● **WHAT THE TASK REQUIRES**
Collect each line holding the string "this".
____ EXERCISE MATERIAL
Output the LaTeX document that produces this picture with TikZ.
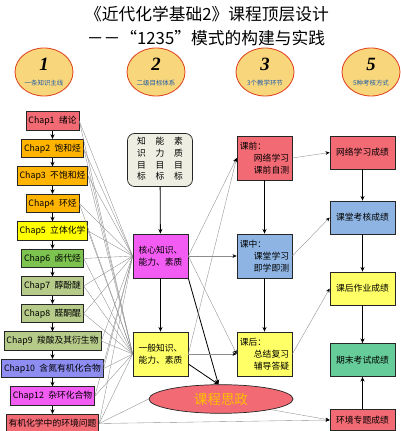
________
____ EXERCISE MATERIAL
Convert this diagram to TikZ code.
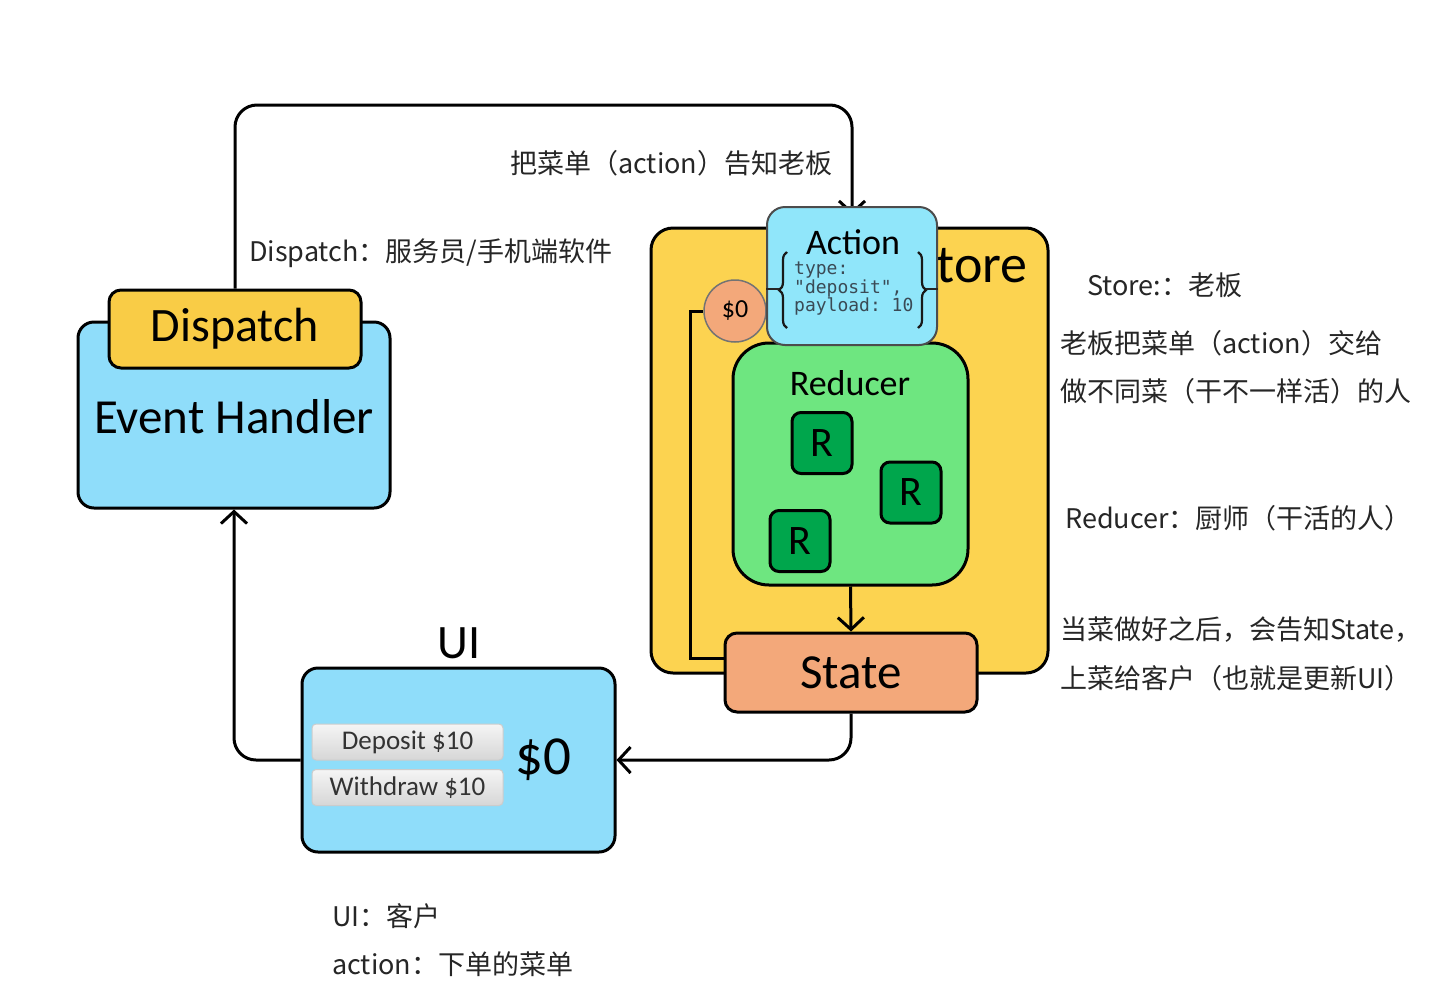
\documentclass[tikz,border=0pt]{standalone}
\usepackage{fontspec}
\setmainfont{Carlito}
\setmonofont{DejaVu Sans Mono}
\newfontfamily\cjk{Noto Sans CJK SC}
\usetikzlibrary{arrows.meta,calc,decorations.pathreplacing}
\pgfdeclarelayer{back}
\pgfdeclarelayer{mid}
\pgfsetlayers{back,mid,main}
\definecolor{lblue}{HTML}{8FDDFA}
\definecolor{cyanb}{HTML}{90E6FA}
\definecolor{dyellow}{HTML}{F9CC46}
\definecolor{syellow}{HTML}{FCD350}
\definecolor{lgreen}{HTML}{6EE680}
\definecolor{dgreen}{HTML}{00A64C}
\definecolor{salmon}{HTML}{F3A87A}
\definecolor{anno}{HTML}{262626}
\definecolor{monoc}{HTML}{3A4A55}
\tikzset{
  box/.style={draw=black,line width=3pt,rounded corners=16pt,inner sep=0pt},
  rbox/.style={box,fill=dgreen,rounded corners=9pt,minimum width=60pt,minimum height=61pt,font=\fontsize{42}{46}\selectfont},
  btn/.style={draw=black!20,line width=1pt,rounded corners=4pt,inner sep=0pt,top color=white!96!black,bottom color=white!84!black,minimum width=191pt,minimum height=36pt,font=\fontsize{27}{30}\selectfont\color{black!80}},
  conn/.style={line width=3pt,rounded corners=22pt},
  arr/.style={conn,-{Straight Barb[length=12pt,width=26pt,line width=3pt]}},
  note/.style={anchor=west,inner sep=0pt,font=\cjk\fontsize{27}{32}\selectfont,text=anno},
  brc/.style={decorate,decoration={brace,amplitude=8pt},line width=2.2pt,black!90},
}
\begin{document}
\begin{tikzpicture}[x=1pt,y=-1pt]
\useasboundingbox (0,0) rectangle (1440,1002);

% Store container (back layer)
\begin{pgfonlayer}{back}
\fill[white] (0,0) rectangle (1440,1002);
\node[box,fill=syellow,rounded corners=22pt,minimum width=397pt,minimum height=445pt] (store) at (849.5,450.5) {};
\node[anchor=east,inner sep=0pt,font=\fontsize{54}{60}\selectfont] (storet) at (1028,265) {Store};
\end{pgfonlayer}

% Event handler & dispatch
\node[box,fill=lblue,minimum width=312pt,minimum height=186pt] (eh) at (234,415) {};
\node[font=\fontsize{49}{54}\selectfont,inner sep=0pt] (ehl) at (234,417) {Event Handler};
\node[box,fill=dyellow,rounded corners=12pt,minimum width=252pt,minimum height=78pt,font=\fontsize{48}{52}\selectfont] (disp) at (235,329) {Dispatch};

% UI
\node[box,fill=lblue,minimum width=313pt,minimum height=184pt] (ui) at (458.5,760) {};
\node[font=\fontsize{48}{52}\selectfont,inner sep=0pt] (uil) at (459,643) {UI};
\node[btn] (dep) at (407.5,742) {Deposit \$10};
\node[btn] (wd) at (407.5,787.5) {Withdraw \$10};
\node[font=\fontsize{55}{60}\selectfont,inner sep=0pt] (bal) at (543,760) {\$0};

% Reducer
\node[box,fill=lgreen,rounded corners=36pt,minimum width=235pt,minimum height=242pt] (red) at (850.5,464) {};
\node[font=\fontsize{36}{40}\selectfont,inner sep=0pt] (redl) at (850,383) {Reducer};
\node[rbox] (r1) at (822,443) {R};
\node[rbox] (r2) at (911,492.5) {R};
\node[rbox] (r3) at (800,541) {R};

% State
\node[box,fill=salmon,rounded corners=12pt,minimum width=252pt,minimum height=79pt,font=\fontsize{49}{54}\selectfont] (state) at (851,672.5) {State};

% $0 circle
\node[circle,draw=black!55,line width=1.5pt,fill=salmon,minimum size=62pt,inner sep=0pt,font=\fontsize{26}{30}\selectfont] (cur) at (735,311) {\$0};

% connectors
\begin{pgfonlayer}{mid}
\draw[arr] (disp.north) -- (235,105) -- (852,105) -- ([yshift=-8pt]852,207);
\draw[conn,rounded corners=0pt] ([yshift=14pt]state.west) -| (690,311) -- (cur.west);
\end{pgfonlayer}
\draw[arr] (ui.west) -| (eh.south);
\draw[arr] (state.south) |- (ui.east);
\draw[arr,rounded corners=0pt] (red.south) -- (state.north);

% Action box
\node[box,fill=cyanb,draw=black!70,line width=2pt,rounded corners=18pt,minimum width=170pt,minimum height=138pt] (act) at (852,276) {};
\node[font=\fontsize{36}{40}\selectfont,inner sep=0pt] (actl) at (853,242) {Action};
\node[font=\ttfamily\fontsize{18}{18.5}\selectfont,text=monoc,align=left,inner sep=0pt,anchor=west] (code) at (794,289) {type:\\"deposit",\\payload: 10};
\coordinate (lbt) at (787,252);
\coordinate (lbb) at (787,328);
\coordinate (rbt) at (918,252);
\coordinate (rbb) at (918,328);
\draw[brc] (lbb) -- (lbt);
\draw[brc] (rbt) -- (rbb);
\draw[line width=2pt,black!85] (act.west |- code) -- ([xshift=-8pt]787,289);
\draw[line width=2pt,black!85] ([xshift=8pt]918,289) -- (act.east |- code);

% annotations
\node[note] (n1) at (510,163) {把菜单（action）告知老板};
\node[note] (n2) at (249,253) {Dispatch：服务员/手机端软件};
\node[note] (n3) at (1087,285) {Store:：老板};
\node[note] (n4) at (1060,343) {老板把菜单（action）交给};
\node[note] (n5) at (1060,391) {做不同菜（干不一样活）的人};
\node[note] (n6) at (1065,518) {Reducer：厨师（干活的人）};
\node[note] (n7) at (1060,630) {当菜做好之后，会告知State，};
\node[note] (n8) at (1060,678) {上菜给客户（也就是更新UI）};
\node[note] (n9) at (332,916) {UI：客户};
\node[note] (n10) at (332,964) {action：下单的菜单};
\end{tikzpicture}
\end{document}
________
● **COMPLETED EXERCISE**
Output the LaTeX document that produces this picture with TikZ.
Convert this diagram to TikZ code.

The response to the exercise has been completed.